Semi-open world hubs that respect your time. Each level is a semi-open space filled with secrets, side missions, and environmental storytelling. But unlike other open-world games, they aren’t bloated. Exploration feels purposeful. There’s always a reason to stray off the path. Maybe you hear someone screaming, or see a church in the distance, or stumble on an abandoned shack. It’s the kind of exploration that rewards curiosity without overwhelming you.
Dust motes, dynamic weather, and real-time day-night cycles create a living world. Watching dust float in shafts of sunlight inside a ruined train car. Rain battering your gas mask as lightning flashes. Fog rolling in across a swamp. These aren’t just pretty effects; they feel like part of the story. They create mood, tension, and wonder all at once.
The train journey format gives the game emotional momentum. You’re not just completing missions; you’re moving across the continent with people you care about. The train becomes home. Each new chapter is a new season, a new region, and a new challenge. This structure turns Metro Exodus into a real journey, one that grows and changes alongside you and your companions.
The Aurora crew feels like a real, ragtag family. They joke. They smoke. They fall in love. They get scared. You can talk to them between missions, sit beside them around the campfire, listen to guitar music, or just exist in the quiet. It’s rare for a game to give you these moments of stillness, where nothing’s happening, but everything is. These people matter, and losing even one of them hits hard.
Anna and Artyom’s relationship is deeply human. There’s no melodrama here. Just love, worry, affection, and trust. The way Anna gently teases you, the way she pushes you to open up, the way she quietly panics when you’re in danger ... it’s a believable, warm relationship that anchors the whole narrative.
Stealth is tense and satisfying.

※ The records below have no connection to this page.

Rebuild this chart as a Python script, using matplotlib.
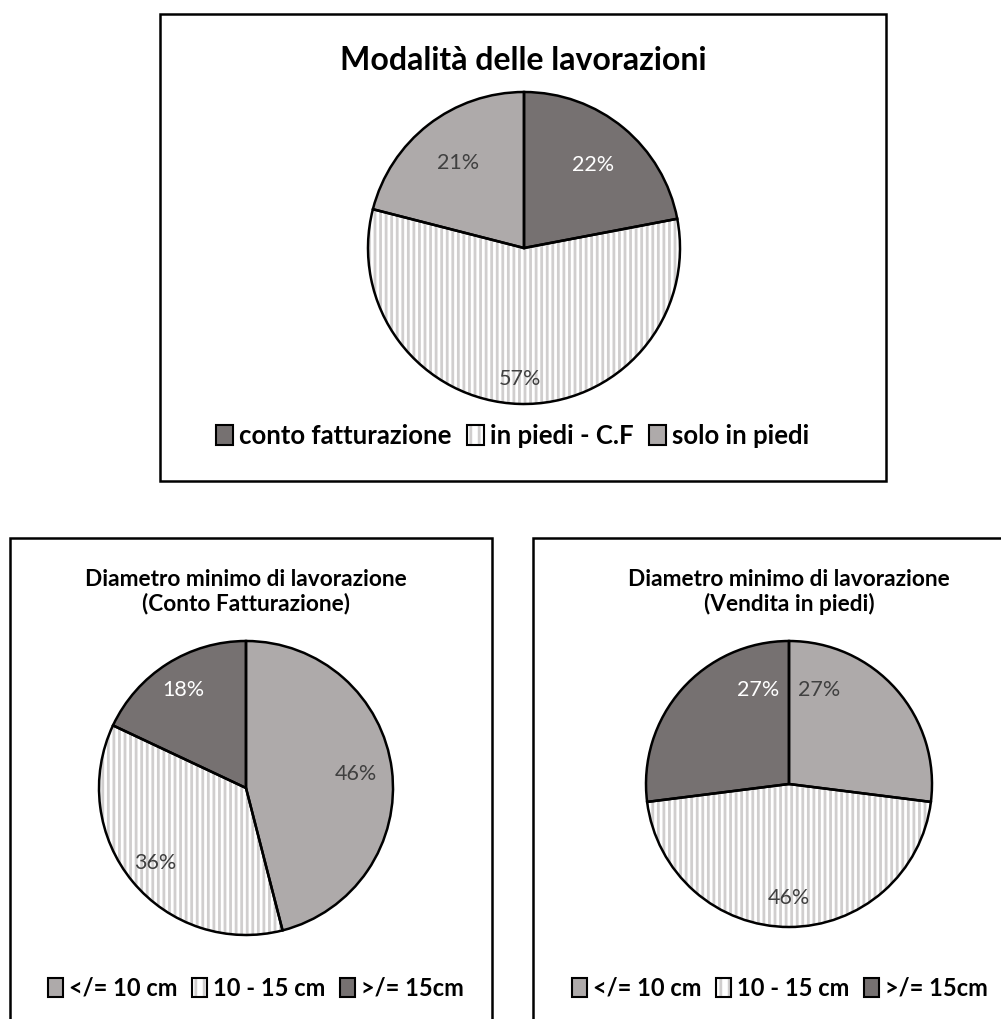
import numpy as np
import matplotlib
matplotlib.use("Agg")
import matplotlib.pyplot as plt
from matplotlib.patches import Rectangle, Patch
from matplotlib.legend_handler import HandlerTuple

# data
mod_labels = ["conto fatturazione", "in piedi - C.F", "solo in piedi"]
mod_values = [22, 57, 21]

diam_labels = ["</= 10 cm", "10 - 15 cm", ">/= 15cm"]
diam_cf_values = [46, 36, 18]
diam_vp_values = [27, 46, 27]

DARK = "#767171"
LIGHT = "#AEAAAA"
STRIPE = "#D0CECE"
TXT = "#404040"

W, H = 1001, 1019
plt.rcParams["font.family"] = ["Lato", "DejaVu Sans"]
plt.rcParams["hatch.linewidth"] = 2.0

fig = plt.figure(figsize=(W / 100, H / 100), dpi=100)


def fx(px):
    return px / W


def fy(py):
    return 1 - py / H


def frame_box(x0, y0, x1, y1):
    fig.add_artist(Rectangle((fx(x0), fy(y1)), fx(x1) - fx(x0), fy(y0) - fy(y1),
                             transform=fig.transFigure, fill=False,
                             edgecolor="black", linewidth=1.8))


def draw_pie(cx, cy, r, values, styles, label_pos):
    ax = fig.add_axes([fx(cx - r), fy(cy + r), 2 * r / W, 2 * r / H])
    wedges, _ = ax.pie(values, startangle=90, counterclock=False, radius=1,
                       colors=["white"] * len(values))
    for w, st in zip(wedges, styles):
        w.set_linewidth(0)
        if st == "hatch":
            w.set_facecolor("white")
            w.set_edgecolor(STRIPE)
            w.set_hatch("|||")
        else:
            w.set_facecolor(st)
            w.set_edgecolor(st)
    # outlines on top
    outl, _ = ax.pie(values, startangle=90, counterclock=False, radius=1,
                     colors=["none"] * len(values),
                     wedgeprops=dict(edgecolor="black", linewidth=1.8, fill=False))
    for w in list(wedges) + list(outl):
        w.set_clip_on(False)
    total = float(sum(values))
    start = 90.0
    for v, st, (dist, ang) in zip(values, styles, label_pos):
        span = 360.0 * v / total
        mid = start - span / 2 if ang is None else ang
        start -= span
        t = np.radians(mid)
        ax.text(dist * np.cos(t), dist * np.sin(t), "%d%%" % round(100 * v / total),
                ha="center", va="center", fontsize=15.5,
                color="white" if st == DARK else TXT)
    ax.set_xlim(-1, 1)
    ax.set_ylim(-1, 1)
    ax.set_aspect("equal")
    ax.axis("off")


def legend_handles(styles):
    hs = []
    for st in styles:
        if st == "hatch":
            hs.append((Patch(facecolor="white", edgecolor=STRIPE, hatch="||", linewidth=0),
                       Patch(facecolor="none", edgecolor="black", linewidth=1.5)))
        else:
            hs.append(Patch(facecolor=st, edgecolor="black", linewidth=1.5))
    return hs


def draw_legend(cx, cy, labels, styles, size):
    fig.legend(legend_handles(styles), labels, loc="center",
               bbox_to_anchor=(fx(cx), fy(cy)), ncol=3, frameon=False,
               handlelength=0.65, handleheight=0.85, handletextpad=0.25,
               columnspacing=0.6, prop=dict(weight="bold", size=size),
               handler_map={tuple: HandlerTuple(ndivide=1)})


# top chart
frame_box(160, 14, 886, 481)
fig.text(fx(523), fy(60), "Modalità delle lavorazioni", ha="center", va="center",
         fontsize=23, fontweight="bold", color="black")
mod_styles = [DARK, "hatch", LIGHT]
draw_pie(524, 248, 156, mod_values, mod_styles, [(0.69, None), (0.84, None), (0.69, None)])
draw_legend(513, 436, mod_labels, mod_styles, 18.5)

# bottom left chart
frame_box(10, 538, 492, 1060)
fig.text(fx(246), fy(592), "Diametro minimo di lavorazione\n(Conto Fatturazione)",
         ha="center", va="center", fontsize=16.3, fontweight="bold", linespacing=1.15)
diam_styles = [LIGHT, "hatch", DARK]
draw_pie(246, 788, 147, diam_cf_values, diam_styles, [(0.75, None), (0.8, None), (0.79, None)])
draw_legend(256, 988, diam_labels, diam_styles, 17)

# bottom right chart
frame_box(533, 538, 1060, 1060)
fig.text(fx(789), fy(592), "Diametro minimo di lavorazione\n(Vendita in piedi)",
         ha="center", va="center", fontsize=16.3, fontweight="bold", linespacing=1.15)
draw_pie(789, 784, 143, diam_vp_values, diam_styles, [(0.69, 72.0), (0.8, None), (0.69, 108.0)])
draw_legend(780, 988, diam_labels, diam_styles, 17)

fig.savefig("out.png", dpi=100, facecolor="white")
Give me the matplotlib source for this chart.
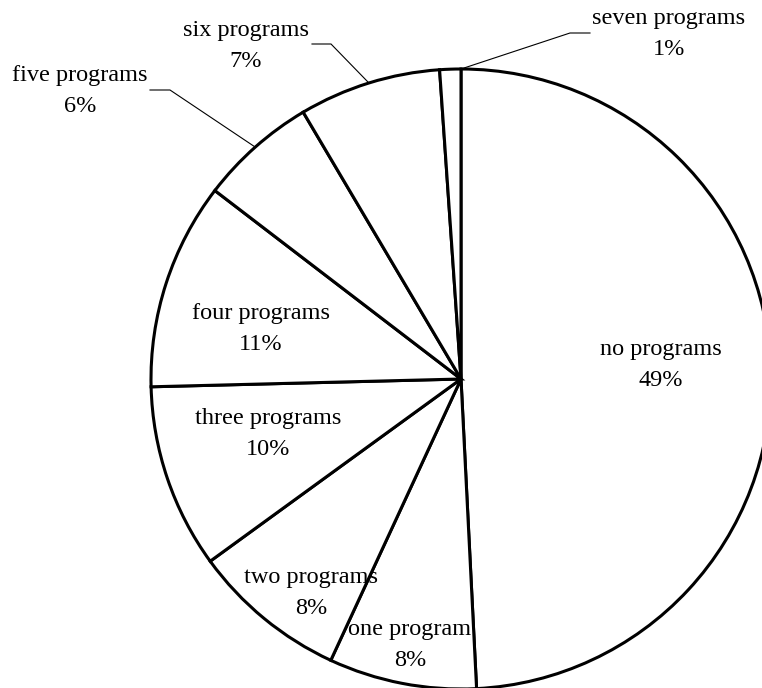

Sneaking past bandits at night with just a throwing knife and your flashlight off is pure adrenaline. You can knock enemies out, avoid detection, and even avoid killing, and the game rewards that. It’s not just about surviving. It’s about surviving your way.
Moral choices that are subtle but meaningful. There’s no morality meter. But the game remembers. Did you spare a guard who surrendered? Did you help a starving family? Did you kill everyone in a camp, or just knock them out? These decisions ripple through the story and help determine which ending you get. The game never calls attention to it, but it sees you.
Environmental storytelling done right. This game tells its story through corpses, broken radios, blood trails, empty homes, and handwritten notes. There’s almost always something worth finding—and often, it's not loot. It’s context. You slowly piece together what happened in these places, and some of those mini-stories hit harder than entire questlines in other games.
The visual design is breathtaking. From golden sunsets in the desert to eerie fog in the forest, this game constantly stuns. It’s not just good graphics, but atmosphere. You feel the cold. You feel the isolation. But you also feel the hope when you step outside and see beauty in this broken world.
The soundtrack lingers in your soul. Melancholic strings. Sparse piano. Ambient sounds that set your nerves on edge. The score knows when to break your heart and when to disappear entirely. It’s perfect.
The ending absolutely shattered me. No spoilers, but it’s one of the most honest, bittersweet, and earned conclusions I’ve seen in any game. It understands what it’s like to try, to sacrifice, and to hope. Ngl, I cried for a bit. And I’d do it again!

🧷 Cons:

Mac performance is tricky. For 23 hours, life was great. But all of a sudden, I couldn’t even get past the loading screen on Mac without manually launching the game via .exe. This workaround technically worked, but it broke Steam achievement tracking and didn’t log the rest of my playtime. I also couldn't go NG+ because of it.
Artyom’s silence is inconsistent and awkward. He narrates loading screens. He clearly has a voice. But in every conversation? He’s completely silent. It’s jarring—especially in deeply emotional moments where someone is pleading with him, crying, yelling, or laughing, and he just… stares. It creates emotional distance, and I wish he’d said just a few words now and then to bring scenes fully to life.
On launch, there were lots of bugs, but I didn't encounter anymore through my playthrough. Still, buyer beware. There is some jank with movement.